# [Set exercise]
From the listing below, output the lines between the one with "Write a LaTeX" and the one with "(iterbot) at (387,444)", including those two, and nothing else. Pictures are not copied.

-- START Data shown --

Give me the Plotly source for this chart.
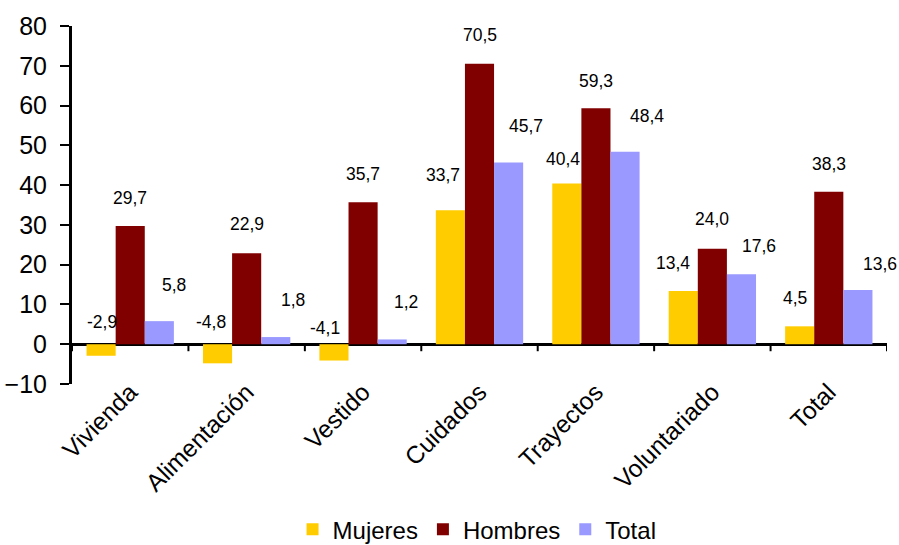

-- END Data shown --
-- START Data shown --

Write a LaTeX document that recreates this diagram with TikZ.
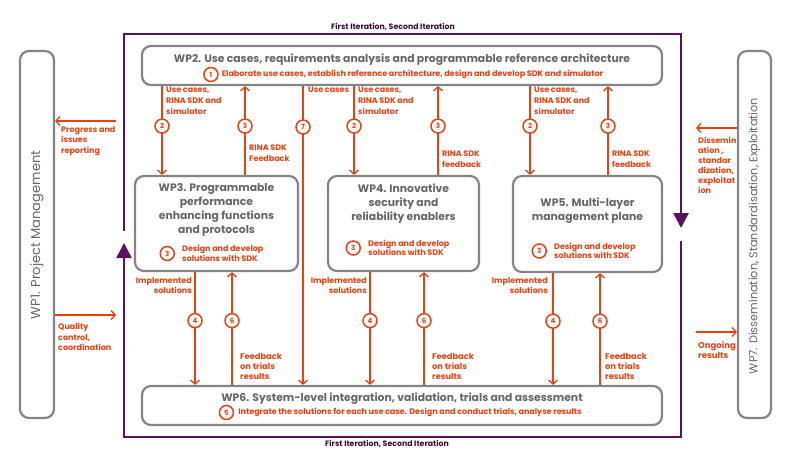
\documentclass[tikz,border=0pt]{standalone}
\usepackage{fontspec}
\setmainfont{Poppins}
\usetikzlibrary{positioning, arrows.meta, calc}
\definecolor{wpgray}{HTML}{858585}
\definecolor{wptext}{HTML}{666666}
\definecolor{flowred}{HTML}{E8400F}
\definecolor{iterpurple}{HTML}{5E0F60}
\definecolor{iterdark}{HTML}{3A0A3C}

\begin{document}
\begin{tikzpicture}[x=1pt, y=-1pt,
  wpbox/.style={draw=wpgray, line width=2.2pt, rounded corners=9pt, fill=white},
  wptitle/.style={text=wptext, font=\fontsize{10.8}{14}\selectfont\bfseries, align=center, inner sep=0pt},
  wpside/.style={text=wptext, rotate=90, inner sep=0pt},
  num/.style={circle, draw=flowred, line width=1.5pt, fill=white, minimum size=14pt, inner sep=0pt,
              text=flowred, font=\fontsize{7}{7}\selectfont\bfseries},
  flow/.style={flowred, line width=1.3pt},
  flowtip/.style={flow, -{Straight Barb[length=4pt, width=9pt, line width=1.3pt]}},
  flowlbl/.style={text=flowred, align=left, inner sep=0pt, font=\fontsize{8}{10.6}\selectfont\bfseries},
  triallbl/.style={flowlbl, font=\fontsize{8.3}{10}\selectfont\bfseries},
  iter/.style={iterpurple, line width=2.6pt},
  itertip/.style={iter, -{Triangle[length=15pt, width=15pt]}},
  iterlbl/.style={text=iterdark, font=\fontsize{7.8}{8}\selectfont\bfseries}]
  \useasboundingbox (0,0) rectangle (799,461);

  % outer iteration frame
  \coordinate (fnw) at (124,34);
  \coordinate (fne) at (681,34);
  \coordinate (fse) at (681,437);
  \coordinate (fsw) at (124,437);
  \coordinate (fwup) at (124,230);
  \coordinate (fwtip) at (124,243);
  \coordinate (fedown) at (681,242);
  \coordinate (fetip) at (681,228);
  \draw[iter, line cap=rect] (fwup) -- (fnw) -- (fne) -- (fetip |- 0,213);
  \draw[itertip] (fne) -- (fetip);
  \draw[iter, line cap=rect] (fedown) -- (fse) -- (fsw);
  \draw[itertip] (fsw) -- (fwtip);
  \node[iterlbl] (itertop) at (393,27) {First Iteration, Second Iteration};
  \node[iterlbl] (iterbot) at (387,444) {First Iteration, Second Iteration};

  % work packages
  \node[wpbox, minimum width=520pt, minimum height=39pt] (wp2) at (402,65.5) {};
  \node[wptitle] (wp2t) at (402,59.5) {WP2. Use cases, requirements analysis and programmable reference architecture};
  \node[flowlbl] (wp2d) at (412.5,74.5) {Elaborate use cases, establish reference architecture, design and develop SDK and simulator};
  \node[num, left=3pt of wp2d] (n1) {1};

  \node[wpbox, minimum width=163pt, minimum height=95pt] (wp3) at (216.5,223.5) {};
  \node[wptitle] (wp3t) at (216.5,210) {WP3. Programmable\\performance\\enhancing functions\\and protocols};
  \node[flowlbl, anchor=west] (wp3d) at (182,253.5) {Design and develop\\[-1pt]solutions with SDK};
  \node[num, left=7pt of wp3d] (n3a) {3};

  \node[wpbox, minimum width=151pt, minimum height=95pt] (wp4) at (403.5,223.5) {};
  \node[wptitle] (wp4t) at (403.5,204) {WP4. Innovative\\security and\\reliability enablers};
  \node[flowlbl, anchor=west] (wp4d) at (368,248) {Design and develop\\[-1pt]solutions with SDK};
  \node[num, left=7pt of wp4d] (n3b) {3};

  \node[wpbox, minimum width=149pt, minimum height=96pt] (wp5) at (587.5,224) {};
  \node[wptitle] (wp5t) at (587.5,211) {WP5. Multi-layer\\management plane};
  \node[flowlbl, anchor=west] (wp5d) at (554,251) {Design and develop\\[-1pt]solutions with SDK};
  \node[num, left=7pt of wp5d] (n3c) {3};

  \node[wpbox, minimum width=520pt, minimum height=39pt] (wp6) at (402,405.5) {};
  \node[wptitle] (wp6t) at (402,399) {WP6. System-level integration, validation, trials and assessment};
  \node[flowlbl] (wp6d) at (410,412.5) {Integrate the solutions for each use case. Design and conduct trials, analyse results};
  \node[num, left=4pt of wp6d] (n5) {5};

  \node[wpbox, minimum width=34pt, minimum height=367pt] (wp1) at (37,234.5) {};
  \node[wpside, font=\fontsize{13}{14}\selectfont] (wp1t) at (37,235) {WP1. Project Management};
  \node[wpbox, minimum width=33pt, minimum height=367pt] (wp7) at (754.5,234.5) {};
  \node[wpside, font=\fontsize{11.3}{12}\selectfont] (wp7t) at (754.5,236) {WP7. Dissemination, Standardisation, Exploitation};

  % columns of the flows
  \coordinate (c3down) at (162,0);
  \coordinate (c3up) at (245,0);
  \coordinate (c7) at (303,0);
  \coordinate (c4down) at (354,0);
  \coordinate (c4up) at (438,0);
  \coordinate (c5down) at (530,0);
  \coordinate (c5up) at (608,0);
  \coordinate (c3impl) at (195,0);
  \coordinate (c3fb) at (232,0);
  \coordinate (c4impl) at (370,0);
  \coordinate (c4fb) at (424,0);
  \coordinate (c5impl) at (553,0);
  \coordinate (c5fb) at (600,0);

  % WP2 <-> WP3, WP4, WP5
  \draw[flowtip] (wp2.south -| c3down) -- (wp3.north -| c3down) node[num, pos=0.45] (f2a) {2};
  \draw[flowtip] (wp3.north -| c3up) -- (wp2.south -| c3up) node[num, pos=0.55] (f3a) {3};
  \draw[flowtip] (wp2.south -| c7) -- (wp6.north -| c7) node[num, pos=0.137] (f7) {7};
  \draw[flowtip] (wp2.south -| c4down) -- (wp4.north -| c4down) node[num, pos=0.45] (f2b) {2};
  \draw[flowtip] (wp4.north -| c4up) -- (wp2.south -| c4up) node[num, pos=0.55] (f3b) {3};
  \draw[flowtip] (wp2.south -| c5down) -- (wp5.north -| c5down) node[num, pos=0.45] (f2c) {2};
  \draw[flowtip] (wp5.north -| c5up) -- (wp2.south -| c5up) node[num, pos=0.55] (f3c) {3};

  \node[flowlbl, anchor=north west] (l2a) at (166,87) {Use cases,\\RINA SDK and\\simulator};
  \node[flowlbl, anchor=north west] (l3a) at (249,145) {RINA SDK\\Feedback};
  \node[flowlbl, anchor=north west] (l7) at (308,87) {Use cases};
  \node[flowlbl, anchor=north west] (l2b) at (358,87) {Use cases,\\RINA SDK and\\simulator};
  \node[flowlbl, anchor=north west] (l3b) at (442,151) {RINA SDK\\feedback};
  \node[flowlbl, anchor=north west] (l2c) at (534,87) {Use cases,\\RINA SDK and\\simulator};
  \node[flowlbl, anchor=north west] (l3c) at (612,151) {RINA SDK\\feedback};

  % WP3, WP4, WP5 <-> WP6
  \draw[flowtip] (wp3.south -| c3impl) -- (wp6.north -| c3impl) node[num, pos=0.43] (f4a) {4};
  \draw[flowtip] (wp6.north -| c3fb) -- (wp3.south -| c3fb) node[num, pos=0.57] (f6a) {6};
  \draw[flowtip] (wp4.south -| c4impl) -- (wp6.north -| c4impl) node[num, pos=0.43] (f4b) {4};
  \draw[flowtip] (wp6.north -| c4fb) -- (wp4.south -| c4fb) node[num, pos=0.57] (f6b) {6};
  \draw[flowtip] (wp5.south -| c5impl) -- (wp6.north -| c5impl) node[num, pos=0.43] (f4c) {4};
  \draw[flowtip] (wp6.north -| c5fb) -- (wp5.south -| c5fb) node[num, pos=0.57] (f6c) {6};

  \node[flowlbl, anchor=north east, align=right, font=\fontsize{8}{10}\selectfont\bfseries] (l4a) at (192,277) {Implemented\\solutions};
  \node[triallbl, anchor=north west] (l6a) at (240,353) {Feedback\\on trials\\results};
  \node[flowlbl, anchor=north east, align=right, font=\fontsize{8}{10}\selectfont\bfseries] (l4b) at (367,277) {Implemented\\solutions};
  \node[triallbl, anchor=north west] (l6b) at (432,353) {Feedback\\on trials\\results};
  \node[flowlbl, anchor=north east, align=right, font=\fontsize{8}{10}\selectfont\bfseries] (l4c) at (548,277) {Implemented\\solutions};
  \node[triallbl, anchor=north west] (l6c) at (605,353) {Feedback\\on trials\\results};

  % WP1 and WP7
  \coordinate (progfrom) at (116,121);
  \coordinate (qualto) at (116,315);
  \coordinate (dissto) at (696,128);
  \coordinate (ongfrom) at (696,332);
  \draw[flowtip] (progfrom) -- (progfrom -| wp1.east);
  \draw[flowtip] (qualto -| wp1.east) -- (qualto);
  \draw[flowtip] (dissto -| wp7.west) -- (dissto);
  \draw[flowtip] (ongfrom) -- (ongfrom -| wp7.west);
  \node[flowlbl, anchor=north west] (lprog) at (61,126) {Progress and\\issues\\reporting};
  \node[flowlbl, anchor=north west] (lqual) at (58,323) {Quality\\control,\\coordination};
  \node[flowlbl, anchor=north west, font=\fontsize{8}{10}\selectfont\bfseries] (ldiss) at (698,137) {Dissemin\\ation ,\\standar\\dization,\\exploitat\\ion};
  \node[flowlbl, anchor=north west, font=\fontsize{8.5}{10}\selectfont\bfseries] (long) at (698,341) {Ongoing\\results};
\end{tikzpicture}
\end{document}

-- END Data shown --
-- START Data shown --

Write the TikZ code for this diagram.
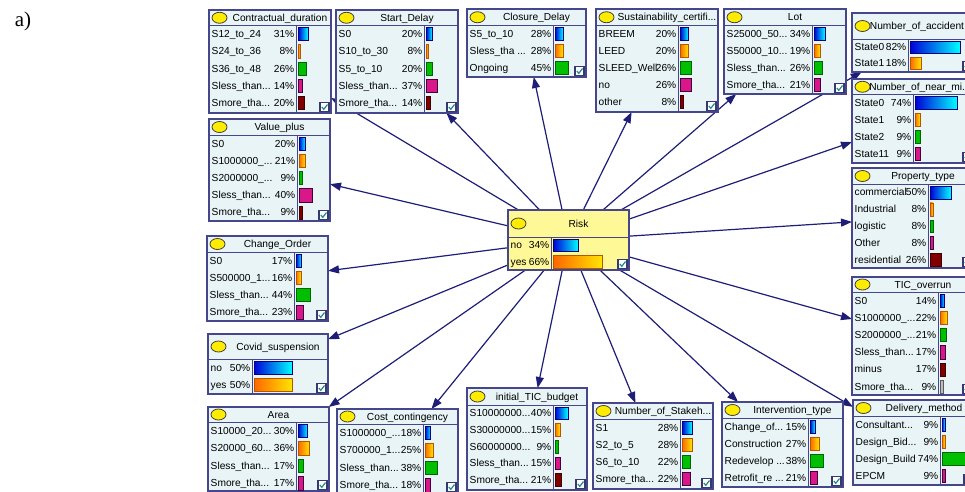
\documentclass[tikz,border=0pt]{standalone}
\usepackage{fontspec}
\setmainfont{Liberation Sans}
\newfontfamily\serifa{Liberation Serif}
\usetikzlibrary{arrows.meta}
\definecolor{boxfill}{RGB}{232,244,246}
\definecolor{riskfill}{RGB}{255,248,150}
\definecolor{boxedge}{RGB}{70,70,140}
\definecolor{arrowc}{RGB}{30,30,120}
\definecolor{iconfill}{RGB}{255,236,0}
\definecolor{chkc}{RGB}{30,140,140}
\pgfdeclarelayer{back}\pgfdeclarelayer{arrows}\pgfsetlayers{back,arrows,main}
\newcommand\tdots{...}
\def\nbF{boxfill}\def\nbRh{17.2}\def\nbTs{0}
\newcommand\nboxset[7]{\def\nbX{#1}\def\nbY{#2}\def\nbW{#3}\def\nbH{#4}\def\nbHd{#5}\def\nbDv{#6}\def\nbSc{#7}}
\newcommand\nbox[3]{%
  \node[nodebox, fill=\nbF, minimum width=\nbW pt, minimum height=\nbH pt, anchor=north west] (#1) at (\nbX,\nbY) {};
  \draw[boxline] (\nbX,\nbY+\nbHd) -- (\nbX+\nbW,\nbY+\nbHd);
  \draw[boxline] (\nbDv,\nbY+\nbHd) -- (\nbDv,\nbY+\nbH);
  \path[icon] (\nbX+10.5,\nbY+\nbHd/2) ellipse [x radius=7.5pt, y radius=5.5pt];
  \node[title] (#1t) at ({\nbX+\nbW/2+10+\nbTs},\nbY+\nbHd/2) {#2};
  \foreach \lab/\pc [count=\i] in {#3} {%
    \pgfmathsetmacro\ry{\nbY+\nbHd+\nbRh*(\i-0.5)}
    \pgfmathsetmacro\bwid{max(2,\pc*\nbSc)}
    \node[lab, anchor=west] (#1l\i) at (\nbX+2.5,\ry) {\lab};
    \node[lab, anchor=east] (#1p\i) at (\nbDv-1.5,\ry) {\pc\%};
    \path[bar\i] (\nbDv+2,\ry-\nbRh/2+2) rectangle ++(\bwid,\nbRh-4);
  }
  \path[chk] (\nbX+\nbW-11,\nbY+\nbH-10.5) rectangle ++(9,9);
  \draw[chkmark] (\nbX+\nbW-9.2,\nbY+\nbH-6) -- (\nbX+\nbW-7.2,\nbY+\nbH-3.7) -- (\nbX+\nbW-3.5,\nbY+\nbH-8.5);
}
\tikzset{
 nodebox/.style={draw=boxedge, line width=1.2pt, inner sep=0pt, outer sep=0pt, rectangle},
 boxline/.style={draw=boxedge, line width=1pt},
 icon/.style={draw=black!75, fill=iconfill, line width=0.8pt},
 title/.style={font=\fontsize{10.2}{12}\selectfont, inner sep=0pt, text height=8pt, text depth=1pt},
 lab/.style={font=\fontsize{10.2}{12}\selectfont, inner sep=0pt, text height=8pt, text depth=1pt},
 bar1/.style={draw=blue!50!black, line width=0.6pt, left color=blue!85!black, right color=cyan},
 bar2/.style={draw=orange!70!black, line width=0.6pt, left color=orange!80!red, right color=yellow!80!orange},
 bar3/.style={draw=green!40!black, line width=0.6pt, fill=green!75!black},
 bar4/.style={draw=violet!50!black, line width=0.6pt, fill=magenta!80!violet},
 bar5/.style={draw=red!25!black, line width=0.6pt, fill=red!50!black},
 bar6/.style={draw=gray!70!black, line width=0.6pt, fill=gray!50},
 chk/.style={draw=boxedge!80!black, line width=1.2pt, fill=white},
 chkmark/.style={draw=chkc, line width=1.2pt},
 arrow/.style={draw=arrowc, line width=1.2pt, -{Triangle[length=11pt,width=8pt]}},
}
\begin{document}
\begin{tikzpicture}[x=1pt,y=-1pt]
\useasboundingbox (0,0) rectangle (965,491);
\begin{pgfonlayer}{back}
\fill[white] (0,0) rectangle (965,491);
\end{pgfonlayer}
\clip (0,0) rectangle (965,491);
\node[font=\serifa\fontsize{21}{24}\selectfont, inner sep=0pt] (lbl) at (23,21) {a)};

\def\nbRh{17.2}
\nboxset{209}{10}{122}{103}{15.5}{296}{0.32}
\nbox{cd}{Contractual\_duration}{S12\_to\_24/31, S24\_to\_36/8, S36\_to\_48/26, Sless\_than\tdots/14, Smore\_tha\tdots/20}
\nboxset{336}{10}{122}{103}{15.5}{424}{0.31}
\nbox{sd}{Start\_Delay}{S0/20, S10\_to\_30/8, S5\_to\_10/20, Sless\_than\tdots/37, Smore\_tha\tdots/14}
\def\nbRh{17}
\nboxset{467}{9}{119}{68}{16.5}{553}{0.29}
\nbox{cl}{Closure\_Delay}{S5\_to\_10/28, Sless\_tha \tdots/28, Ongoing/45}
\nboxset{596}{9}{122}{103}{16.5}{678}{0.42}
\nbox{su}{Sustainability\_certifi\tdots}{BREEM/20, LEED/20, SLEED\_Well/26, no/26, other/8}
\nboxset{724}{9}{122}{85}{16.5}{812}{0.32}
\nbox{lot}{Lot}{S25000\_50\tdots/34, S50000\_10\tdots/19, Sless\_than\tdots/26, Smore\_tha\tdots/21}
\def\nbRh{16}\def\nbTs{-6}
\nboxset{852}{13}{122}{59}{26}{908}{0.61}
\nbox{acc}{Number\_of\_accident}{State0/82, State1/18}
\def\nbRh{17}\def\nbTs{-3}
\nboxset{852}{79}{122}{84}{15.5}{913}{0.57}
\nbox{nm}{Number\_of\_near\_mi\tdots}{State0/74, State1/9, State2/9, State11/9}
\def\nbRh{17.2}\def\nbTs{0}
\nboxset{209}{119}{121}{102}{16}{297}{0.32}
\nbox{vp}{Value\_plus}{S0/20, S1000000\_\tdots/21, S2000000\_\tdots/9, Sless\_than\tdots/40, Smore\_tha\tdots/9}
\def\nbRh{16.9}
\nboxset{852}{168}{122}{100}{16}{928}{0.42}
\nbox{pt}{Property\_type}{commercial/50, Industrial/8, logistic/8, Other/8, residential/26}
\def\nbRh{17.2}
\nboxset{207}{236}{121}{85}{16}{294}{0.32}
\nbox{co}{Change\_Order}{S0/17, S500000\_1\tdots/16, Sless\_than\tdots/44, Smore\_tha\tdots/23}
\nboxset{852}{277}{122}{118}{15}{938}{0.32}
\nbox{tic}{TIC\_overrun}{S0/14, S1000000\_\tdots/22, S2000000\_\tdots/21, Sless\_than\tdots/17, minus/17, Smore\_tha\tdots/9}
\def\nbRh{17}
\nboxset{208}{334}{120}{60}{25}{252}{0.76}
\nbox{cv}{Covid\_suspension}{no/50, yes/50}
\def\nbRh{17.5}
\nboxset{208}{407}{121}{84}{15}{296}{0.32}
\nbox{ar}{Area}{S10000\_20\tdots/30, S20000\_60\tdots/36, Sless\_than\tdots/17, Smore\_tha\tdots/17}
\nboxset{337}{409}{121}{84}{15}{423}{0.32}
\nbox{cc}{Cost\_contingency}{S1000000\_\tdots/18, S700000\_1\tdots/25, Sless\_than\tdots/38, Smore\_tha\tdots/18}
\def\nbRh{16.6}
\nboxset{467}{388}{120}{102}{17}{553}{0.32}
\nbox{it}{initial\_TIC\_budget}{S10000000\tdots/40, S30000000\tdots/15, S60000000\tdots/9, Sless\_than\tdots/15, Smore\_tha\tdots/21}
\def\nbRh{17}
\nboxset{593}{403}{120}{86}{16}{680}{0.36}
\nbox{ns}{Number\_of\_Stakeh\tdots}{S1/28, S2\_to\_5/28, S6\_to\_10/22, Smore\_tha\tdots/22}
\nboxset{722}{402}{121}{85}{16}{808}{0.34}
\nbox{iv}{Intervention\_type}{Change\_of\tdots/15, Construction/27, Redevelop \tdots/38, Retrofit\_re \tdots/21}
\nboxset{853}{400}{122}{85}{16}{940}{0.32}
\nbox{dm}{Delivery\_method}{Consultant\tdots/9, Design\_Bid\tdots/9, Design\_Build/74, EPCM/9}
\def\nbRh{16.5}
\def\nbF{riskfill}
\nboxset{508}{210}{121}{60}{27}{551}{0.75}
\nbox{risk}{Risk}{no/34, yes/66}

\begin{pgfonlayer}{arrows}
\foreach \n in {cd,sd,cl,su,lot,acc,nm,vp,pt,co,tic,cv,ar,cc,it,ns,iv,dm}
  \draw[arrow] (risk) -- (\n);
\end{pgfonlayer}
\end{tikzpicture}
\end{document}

-- END Data shown --

# [Completed task]
Write a LaTeX document that recreates this diagram with TikZ.
\documentclass[tikz,border=0pt]{standalone}
\usepackage{fontspec}
\setmainfont{Poppins}
\usetikzlibrary{positioning, arrows.meta, calc}
\definecolor{wpgray}{HTML}{858585}
\definecolor{wptext}{HTML}{666666}
\definecolor{flowred}{HTML}{E8400F}
\definecolor{iterpurple}{HTML}{5E0F60}
\definecolor{iterdark}{HTML}{3A0A3C}

\begin{document}
\begin{tikzpicture}[x=1pt, y=-1pt,
  wpbox/.style={draw=wpgray, line width=2.2pt, rounded corners=9pt, fill=white},
  wptitle/.style={text=wptext, font=\fontsize{10.8}{14}\selectfont\bfseries, align=center, inner sep=0pt},
  wpside/.style={text=wptext, rotate=90, inner sep=0pt},
  num/.style={circle, draw=flowred, line width=1.5pt, fill=white, minimum size=14pt, inner sep=0pt,
              text=flowred, font=\fontsize{7}{7}\selectfont\bfseries},
  flow/.style={flowred, line width=1.3pt},
  flowtip/.style={flow, -{Straight Barb[length=4pt, width=9pt, line width=1.3pt]}},
  flowlbl/.style={text=flowred, align=left, inner sep=0pt, font=\fontsize{8}{10.6}\selectfont\bfseries},
  triallbl/.style={flowlbl, font=\fontsize{8.3}{10}\selectfont\bfseries},
  iter/.style={iterpurple, line width=2.6pt},
  itertip/.style={iter, -{Triangle[length=15pt, width=15pt]}},
  iterlbl/.style={text=iterdark, font=\fontsize{7.8}{8}\selectfont\bfseries}]
  \useasboundingbox (0,0) rectangle (799,461);

  % outer iteration frame
  \coordinate (fnw) at (124,34);
  \coordinate (fne) at (681,34);
  \coordinate (fse) at (681,437);
  \coordinate (fsw) at (124,437);
  \coordinate (fwup) at (124,230);
  \coordinate (fwtip) at (124,243);
  \coordinate (fedown) at (681,242);
  \coordinate (fetip) at (681,228);
  \draw[iter, line cap=rect] (fwup) -- (fnw) -- (fne) -- (fetip |- 0,213);
  \draw[itertip] (fne) -- (fetip);
  \draw[iter, line cap=rect] (fedown) -- (fse) -- (fsw);
  \draw[itertip] (fsw) -- (fwtip);
  \node[iterlbl] (itertop) at (393,27) {First Iteration, Second Iteration};
  \node[iterlbl] (iterbot) at (387,444) {First Iteration, Second Iteration};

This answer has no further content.